▶ [Written request] From the records below, pull each line that has "this".

▶ [Listed records]
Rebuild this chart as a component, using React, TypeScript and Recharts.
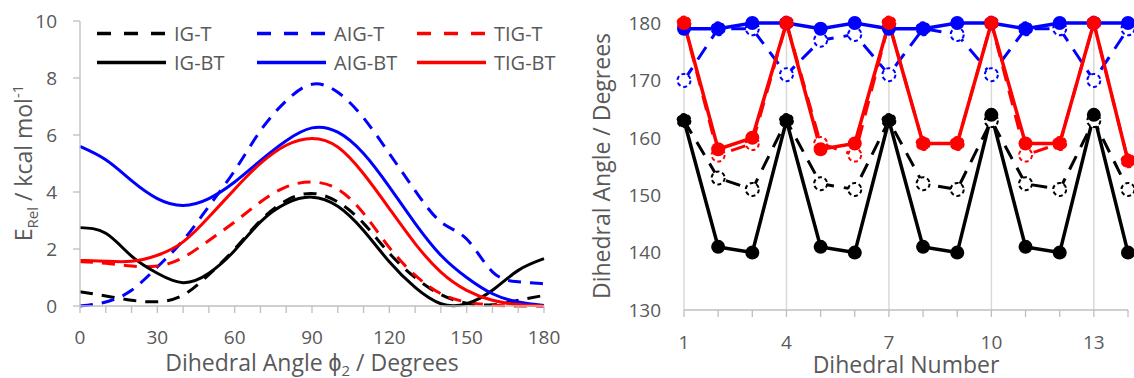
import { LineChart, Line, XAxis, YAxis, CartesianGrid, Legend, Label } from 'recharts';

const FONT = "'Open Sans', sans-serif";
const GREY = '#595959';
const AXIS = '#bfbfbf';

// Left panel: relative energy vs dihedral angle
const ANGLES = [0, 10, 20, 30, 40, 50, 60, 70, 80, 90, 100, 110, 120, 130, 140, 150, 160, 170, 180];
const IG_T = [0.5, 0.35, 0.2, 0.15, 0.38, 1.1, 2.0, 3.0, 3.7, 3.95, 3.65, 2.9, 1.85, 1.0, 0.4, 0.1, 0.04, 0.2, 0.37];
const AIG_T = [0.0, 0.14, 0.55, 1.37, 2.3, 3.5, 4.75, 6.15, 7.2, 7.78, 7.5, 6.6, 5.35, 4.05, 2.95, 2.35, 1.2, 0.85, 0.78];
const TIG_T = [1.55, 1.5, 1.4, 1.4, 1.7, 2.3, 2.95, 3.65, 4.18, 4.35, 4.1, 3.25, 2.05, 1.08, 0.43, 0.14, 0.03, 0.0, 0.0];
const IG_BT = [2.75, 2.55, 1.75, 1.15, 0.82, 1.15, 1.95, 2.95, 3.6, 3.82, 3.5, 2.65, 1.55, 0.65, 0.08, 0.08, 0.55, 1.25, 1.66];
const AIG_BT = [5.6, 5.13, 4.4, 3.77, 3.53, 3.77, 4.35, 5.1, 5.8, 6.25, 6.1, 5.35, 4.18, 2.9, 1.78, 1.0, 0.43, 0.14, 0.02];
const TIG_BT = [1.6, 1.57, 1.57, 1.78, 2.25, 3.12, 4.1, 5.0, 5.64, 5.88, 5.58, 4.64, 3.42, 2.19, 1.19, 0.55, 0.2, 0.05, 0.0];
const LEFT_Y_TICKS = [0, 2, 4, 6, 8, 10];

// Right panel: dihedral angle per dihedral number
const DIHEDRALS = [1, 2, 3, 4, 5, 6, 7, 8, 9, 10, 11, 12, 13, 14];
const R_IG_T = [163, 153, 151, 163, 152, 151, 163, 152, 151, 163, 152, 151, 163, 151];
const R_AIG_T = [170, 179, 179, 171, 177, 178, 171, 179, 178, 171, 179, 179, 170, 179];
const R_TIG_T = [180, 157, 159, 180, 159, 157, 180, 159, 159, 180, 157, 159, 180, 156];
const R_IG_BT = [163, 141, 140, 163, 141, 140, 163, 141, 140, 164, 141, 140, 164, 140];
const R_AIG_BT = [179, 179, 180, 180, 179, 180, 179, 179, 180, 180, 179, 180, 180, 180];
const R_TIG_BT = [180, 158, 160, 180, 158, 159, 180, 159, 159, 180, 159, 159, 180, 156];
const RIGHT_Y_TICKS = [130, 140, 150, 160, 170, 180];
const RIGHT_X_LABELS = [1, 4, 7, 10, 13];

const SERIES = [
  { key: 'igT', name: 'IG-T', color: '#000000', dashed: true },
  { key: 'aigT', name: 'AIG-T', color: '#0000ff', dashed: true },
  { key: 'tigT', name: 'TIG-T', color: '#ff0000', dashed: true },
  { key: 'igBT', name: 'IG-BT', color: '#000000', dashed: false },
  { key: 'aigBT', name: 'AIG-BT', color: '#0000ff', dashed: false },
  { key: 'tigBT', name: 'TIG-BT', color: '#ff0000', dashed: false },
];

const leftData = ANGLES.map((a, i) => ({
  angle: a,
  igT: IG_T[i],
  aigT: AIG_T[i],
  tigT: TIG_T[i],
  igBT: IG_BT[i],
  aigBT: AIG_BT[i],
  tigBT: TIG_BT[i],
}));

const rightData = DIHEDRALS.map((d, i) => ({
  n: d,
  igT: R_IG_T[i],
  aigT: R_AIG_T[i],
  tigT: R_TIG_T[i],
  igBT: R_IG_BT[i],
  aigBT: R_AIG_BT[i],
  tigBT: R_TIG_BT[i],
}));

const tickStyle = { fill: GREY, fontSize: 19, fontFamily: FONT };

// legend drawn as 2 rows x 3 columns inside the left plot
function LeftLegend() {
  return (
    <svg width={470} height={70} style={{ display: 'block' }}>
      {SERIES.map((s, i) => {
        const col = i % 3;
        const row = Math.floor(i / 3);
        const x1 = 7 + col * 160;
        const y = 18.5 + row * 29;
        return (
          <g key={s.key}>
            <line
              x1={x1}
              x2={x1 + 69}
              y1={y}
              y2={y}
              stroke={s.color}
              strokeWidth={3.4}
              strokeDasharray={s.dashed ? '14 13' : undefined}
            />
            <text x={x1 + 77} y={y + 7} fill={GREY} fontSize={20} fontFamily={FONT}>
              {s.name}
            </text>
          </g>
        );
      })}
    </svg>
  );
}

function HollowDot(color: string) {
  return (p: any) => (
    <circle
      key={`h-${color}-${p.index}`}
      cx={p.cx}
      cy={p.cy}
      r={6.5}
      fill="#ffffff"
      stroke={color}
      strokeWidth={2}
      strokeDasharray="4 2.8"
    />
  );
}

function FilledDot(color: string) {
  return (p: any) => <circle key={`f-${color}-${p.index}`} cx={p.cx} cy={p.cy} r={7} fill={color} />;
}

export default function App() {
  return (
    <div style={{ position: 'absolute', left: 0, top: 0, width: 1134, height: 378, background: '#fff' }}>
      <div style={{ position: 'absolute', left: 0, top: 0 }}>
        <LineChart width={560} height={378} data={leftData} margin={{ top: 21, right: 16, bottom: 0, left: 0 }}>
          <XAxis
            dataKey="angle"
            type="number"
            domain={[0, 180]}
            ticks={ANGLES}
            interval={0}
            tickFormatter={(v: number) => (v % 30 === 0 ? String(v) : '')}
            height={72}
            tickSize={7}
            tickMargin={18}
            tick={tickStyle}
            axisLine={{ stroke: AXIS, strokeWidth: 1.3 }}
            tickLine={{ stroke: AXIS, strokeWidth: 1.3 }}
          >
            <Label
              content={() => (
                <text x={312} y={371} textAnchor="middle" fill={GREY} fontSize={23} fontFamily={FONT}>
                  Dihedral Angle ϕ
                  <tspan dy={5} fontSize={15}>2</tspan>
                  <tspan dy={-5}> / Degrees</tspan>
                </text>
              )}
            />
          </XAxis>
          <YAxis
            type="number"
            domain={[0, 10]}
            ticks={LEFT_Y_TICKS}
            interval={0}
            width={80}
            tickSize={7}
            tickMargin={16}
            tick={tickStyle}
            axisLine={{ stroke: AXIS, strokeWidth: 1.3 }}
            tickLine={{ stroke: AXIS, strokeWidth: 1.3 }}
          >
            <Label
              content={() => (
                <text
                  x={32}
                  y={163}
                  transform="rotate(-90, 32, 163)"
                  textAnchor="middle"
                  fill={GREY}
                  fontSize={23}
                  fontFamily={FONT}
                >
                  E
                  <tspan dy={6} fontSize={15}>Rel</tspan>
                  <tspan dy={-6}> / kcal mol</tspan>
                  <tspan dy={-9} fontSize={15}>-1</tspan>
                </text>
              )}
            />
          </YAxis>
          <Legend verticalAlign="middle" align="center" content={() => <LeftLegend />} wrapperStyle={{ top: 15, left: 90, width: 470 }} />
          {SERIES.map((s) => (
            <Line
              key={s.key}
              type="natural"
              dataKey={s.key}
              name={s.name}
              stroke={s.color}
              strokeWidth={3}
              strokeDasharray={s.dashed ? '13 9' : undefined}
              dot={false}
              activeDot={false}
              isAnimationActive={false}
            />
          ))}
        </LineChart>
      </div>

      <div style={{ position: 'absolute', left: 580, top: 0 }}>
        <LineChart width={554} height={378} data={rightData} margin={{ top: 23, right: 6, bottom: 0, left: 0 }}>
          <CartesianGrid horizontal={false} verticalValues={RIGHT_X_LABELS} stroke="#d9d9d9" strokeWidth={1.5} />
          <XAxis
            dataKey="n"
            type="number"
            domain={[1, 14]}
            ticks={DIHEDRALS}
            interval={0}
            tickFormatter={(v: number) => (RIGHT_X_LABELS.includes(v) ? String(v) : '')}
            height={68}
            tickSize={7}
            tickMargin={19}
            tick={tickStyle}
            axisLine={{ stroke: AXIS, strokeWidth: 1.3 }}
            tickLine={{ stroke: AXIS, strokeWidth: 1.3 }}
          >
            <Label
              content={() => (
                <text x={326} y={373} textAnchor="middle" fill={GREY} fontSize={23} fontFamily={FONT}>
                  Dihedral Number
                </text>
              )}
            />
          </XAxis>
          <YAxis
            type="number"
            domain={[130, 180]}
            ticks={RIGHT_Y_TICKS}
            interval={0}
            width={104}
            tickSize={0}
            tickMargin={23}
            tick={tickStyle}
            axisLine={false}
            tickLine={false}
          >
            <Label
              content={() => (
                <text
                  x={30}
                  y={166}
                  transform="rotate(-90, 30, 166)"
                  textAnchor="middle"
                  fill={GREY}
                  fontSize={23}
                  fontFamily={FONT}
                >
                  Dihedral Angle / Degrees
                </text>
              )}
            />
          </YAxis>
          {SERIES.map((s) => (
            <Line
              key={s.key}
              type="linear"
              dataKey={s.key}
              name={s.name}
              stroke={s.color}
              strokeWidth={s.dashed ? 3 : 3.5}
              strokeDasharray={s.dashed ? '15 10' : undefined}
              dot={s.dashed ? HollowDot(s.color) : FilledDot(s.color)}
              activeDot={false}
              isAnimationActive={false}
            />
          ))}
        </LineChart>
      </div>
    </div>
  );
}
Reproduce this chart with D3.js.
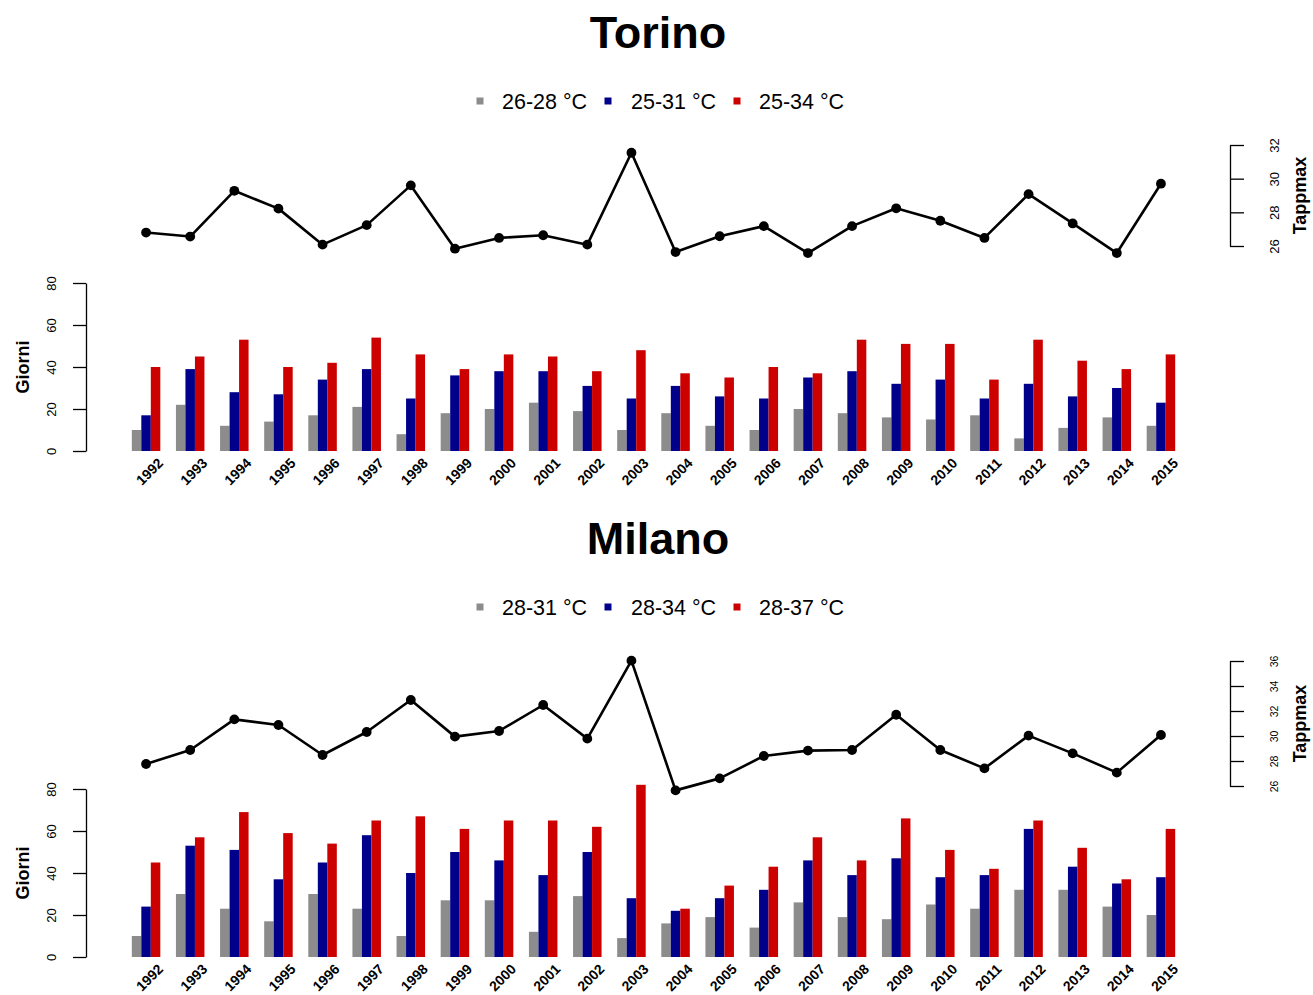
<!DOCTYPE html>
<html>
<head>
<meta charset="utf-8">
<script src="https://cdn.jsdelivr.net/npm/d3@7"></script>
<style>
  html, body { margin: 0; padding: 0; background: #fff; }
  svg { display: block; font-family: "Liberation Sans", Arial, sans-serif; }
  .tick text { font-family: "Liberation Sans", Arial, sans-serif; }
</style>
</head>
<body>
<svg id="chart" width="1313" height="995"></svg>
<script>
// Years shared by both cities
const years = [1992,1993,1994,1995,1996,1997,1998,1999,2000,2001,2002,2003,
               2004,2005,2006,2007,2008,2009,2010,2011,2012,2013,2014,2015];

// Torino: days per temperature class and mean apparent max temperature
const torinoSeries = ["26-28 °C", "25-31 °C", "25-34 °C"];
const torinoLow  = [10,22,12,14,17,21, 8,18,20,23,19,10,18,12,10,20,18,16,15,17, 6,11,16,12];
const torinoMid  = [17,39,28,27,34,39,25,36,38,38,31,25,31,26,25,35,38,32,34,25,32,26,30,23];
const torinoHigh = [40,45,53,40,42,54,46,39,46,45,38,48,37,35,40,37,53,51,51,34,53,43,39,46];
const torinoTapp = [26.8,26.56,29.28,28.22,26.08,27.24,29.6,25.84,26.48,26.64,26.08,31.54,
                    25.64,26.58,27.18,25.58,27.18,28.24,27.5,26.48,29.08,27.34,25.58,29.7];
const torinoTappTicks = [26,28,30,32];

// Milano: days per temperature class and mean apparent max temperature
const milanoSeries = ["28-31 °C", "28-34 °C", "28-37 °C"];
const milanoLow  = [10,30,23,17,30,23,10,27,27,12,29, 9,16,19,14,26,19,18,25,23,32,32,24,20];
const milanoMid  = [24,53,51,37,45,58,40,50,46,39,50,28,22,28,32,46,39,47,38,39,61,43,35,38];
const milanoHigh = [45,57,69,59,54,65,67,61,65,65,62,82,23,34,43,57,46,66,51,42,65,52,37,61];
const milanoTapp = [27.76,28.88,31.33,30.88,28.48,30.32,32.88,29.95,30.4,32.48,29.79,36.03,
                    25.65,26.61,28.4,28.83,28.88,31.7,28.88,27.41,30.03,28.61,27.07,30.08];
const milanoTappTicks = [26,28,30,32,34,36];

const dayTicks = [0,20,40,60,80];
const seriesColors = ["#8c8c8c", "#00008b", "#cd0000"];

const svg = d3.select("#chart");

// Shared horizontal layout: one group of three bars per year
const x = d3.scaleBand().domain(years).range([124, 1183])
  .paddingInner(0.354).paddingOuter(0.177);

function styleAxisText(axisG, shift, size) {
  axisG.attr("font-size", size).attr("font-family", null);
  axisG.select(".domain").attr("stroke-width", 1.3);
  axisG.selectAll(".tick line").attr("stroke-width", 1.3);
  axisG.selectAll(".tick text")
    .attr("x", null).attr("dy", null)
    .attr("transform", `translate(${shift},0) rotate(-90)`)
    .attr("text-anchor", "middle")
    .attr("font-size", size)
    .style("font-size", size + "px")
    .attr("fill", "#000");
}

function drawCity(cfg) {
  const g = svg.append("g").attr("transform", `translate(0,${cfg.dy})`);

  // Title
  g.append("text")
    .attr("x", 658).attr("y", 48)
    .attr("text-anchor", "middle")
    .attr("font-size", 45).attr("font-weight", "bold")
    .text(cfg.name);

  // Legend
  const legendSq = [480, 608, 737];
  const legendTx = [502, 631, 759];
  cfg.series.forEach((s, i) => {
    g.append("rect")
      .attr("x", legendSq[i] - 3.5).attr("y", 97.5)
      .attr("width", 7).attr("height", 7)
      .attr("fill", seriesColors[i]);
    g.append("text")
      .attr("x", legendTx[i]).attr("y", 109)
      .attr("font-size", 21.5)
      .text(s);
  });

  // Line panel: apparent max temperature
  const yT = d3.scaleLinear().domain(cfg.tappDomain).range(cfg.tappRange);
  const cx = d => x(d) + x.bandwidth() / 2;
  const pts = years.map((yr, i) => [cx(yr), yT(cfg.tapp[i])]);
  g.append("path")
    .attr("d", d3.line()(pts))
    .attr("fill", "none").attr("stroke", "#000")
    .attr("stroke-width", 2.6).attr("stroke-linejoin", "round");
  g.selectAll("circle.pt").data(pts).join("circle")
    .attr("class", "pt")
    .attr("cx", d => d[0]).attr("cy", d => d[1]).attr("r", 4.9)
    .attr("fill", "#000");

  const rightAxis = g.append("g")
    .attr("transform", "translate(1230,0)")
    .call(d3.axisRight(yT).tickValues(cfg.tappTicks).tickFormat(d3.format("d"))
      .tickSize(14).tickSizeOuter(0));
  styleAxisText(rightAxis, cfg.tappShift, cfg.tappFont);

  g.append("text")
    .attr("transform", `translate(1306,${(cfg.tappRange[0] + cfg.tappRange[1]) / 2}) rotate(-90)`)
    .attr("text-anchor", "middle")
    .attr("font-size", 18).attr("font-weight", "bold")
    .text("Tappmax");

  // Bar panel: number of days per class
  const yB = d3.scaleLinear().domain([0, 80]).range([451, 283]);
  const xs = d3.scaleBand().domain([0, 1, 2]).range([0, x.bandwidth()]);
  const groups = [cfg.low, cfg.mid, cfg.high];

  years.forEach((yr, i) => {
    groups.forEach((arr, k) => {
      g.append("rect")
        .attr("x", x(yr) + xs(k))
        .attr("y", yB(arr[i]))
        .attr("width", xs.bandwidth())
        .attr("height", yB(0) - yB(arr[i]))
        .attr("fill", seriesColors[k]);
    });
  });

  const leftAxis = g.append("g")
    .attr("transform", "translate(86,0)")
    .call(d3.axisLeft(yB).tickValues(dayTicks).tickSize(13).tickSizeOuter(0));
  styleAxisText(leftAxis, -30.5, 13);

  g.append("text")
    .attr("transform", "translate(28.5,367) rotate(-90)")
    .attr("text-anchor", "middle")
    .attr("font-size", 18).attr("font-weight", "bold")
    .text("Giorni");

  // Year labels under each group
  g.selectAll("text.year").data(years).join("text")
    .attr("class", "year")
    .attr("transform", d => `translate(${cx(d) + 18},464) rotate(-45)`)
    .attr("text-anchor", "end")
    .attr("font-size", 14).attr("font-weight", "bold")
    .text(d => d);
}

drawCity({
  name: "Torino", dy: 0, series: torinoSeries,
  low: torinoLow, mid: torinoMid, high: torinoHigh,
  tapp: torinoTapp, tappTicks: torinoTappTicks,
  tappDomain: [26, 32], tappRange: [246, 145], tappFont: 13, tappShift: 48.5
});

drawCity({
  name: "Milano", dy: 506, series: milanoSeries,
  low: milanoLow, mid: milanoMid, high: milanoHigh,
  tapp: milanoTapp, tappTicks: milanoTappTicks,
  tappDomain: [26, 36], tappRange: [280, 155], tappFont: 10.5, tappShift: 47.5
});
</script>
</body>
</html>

▶ [The response]
Rebuild this chart as a component, using React, TypeScript and Recharts.
Reproduce this chart with D3.js.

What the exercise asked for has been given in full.